«Citossi, eroe della Liberazione: San Giorgio gli dedichi una via»

SAN GIORGIO DI NOGARO. La straordinaria figura di Gelindo Citossi, conosciuto come “Romano il Manzìn”, fa ancora discutere: eroe o «esecutore spietato», per il Coordinamento antifascista friulano decisamente un eroe.
È stato ribadito in occasione della celebrazione del centenario della nascita, il 7 ottobre 1913, quando è stato ricordato il leggendario protagonista assieme agli altrettanto leggendari “Diavoli rossi”, di cui era il comandante, della Liberazione fascista in Friuli. Scatta, però, la polemica: il Coordinamento antifascista friulano “accusa” l’amministrazione comunale di San Giorgio di Nogaro di non aver ancora dedicato una via o una piazza a questo «eroico sangiorgino che tanto ha fatto per la “Liberazione”» e sfida il sindaco Pietro Del Frate a farlo.
Gelindo Citossi, sesto di nove figli, nasce a Zellina: è un ragazzo irrequieto, scappa spesso di casa e sta settimane senza andare a scuola. Lo definiscono ingenuo e idealista, testardo e determinato, uno che vuole sempre avere ragione, ma anche uno che non ama le ingiustizie.
È un bel ragazzo, sempre di buon umore e sempre pronto allo scherzo. Iniziano i conflitti del fascismo che gli portano via due fratelli, uno disperso in Russia e uno morto in combattimento in Grecia, e allora Gelindo simpatizzante della sinistra, ma con “fede” anarchica, fa il suo ingresso nella Resistenza prima in Carnia e poi con i Gap in pianura. Entra a far parte dell’Intendenza Montes, costituitasi dopo l’8 settembre 1943. E’ un uomo forte, eppur privo dell’uso di un braccio, entra nel battaglione di “Franz” che lo incarica di un’azione nella caserma della Guardia di finanza di Latisana, che conclude brillantemente disarmando sentinelle e militari di guardia, impossessandosi delle armi.
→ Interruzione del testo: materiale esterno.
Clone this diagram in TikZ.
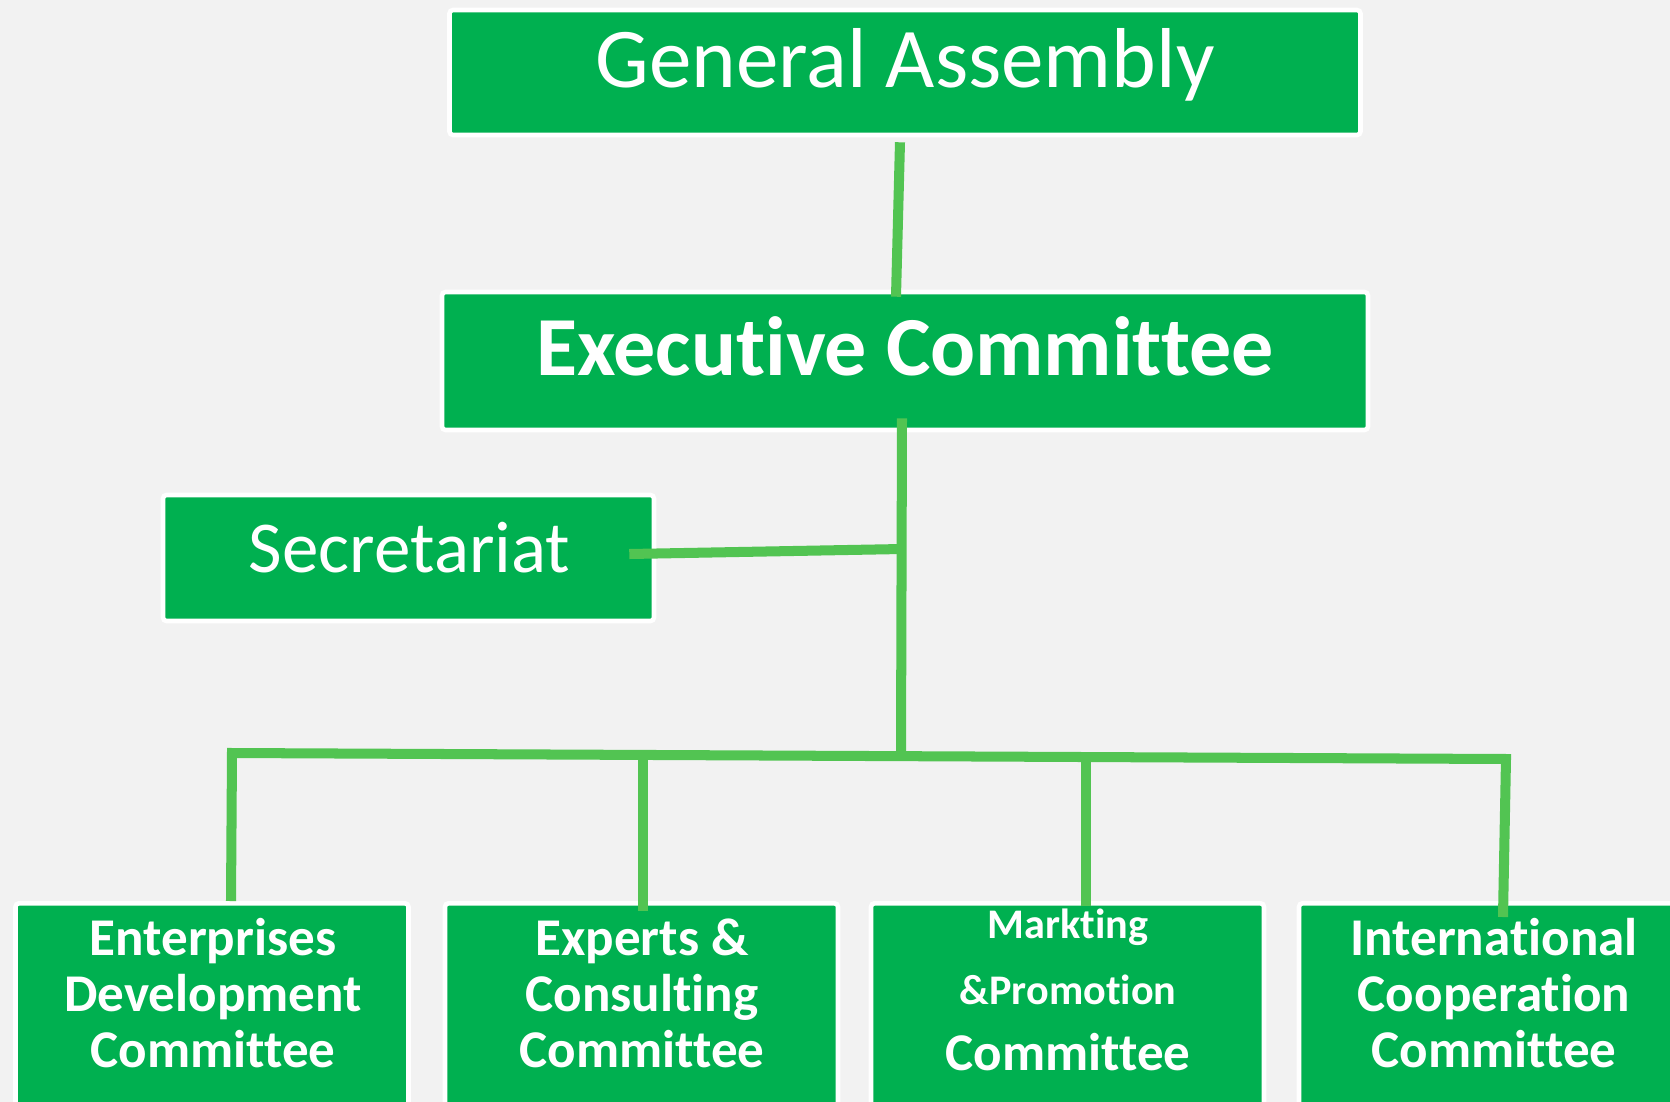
\documentclass[tikz,border=0pt]{standalone}
\usepackage{fontspec}
\setmainfont{Carlito}[Ligatures=NoCommon]
\usetikzlibrary{positioning}
\definecolor{boxgreen}{HTML}{00B050}
\definecolor{linkgreen}{HTML}{52C452}
\definecolor{pagegray}{HTML}{F2F2F2}

\begin{document}
\begin{tikzpicture}[
        unitbox/.style={rectangle, draw=white, line width=1.3pt, rounded corners=1pt, fill=boxgreen, inner sep=0pt},
        headtext/.style={anchor=base, text=white, inner sep=0pt},
        subtext/.style={anchor=north, text=white, align=center, inner sep=0pt, font=\bfseries\fontsize{15.1}{15.9}\selectfont},
        linkline/.style={draw=linkgreen, line width=2.85pt}
    ]

    % page
    \useasboundingbox (0,0) rectangle (16.7,-11.02);
    \clip (0,0) rectangle (16.7,-11.02);
    \fill[pagegray] (0,0) rectangle (16.7,-11.02);

    % Top levels
    \node[unitbox, minimum width=9.11cm, minimum height=1.25cm] (ga) at (9.05,-0.725) {};
    \node[headtext, font=\fontsize{24.2}{29}\selectfont] (gatext) at (9.05,-0.87) {General Assembly};

    \node[unitbox, minimum width=9.26cm, minimum height=1.38cm] (ec) at (9.05,-3.61) {};
    \node[headtext, font=\bfseries\fontsize{23.9}{29}\selectfont] (ectext) at (9.05,-3.75) {Executive Committee};

    \node[unitbox, minimum width=4.91cm, minimum height=1.26cm] (sec) at (4.085,-5.58) {};
    \node[headtext, font=\fontsize{20.8}{25}\selectfont] (sectext) at (4.095,-5.72) {Secretariat};

    % Committees
    \node[unitbox, anchor=north, minimum width=3.93cm, minimum height=2.4cm] (edc) at (2.12,-9.01) {};
    \node[subtext] (edctext) at (2.13,-9.18) {Enterprises\\Development\\Committee};

    \node[unitbox, anchor=north, minimum width=3.93cm, minimum height=2.4cm] (ecc) at (6.415,-9.01) {};
    \node[subtext] (ecctext) at (6.42,-9.18) {Experts \&\\Consulting\\Committee};

    \node[unitbox, anchor=north, minimum width=3.93cm, minimum height=2.4cm] (mpc) at (10.675,-9.01) {};
    \node[subtext] (mpctext) at (10.68,-9.08) {{\fontsize{12}{17.9}\selectfont Markting}\\[2.8pt]{\fontsize{12}{17.9}\selectfont \&Promotion}\\[2.9pt]Committee};

    \node[unitbox, anchor=north, minimum width=3.93cm, minimum height=2.4cm] (icc) at (14.955,-9.01) {};
    \node[subtext] (icctext) at (14.94,-9.18) {International\\Cooperation\\Committee};

    % Connectors
    \coordinate (hub) at (9.02,-5.49);
    \coordinate (busM) at (9.01,-7.56);
    \coordinate (busL) at (2.32,-7.53);
    \coordinate (busR) at (15.06,-7.59);

    \draw[linkline] ([xshift=-0.05cm,yshift=-0.05cm]ga.south) -- ([xshift=-0.09cm,yshift=-0.07cm]ec.north);
    \draw[linkline] ([xshift=-0.03cm,yshift=0.14cm]ec.south) -- (busM);
    \draw[linkline] ([xshift=-0.27cm,yshift=0.04cm]sec.east) -- (hub);
    \draw[linkline] ([xshift=0.19cm]edc.north) -- (busL) -- (busR) -- ([xshift=0.075cm,yshift=-0.16cm]icc.north);
    \draw[linkline] ([xshift=0.015cm]ecc.north |- busM) -- ([xshift=0.015cm,yshift=-0.1cm]ecc.north);
    \draw[linkline] ([xshift=0.185cm]mpc.north |- busM) -- ([xshift=0.185cm,yshift=-0.05cm]mpc.north);

\end{tikzpicture}
\end{document}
Tante le azioni compiute da Romano e dai suoi “Diavoli rossi”, ma la più leggendaria resta quella del temerario assalto alle carceri di Udine, a fine gennaio 1945, per liberare i patrioti condannati a morte o alla deportazione nei Lager tedeschi.
Partono in camion con i partigiani a bordo e alla periferia di Udine incocciano una colonna tedesca che procedeva nella stessa direzione. Romano riflette sul da farsi e improvvisa, non potendo attaccare la colonna: perché non accodarsi? Fa vestire gli uomini da tedeschi e il gruppo si accoda alla colonna. Giungono in città e mentre i tedeschi entrano alla “Spaccamela” loro si dirigono in via Spalato.
Alle 18.30 sono davanti all’ingresso delle carceri, dal camion scende un partigiano vestito da capitano nazista, bussa al portone spiegando che ha dei “banditi” da consegnare: uno è Romano e l’altro è Ape. Le guardie aprono e i Diavoli con il Mancino entrano, si fanno consegnare le chiavi e liberano un’ottantina di prigionieri, poi si danno a una fuga avventurosa irta di pericoli, ma ce la fanno.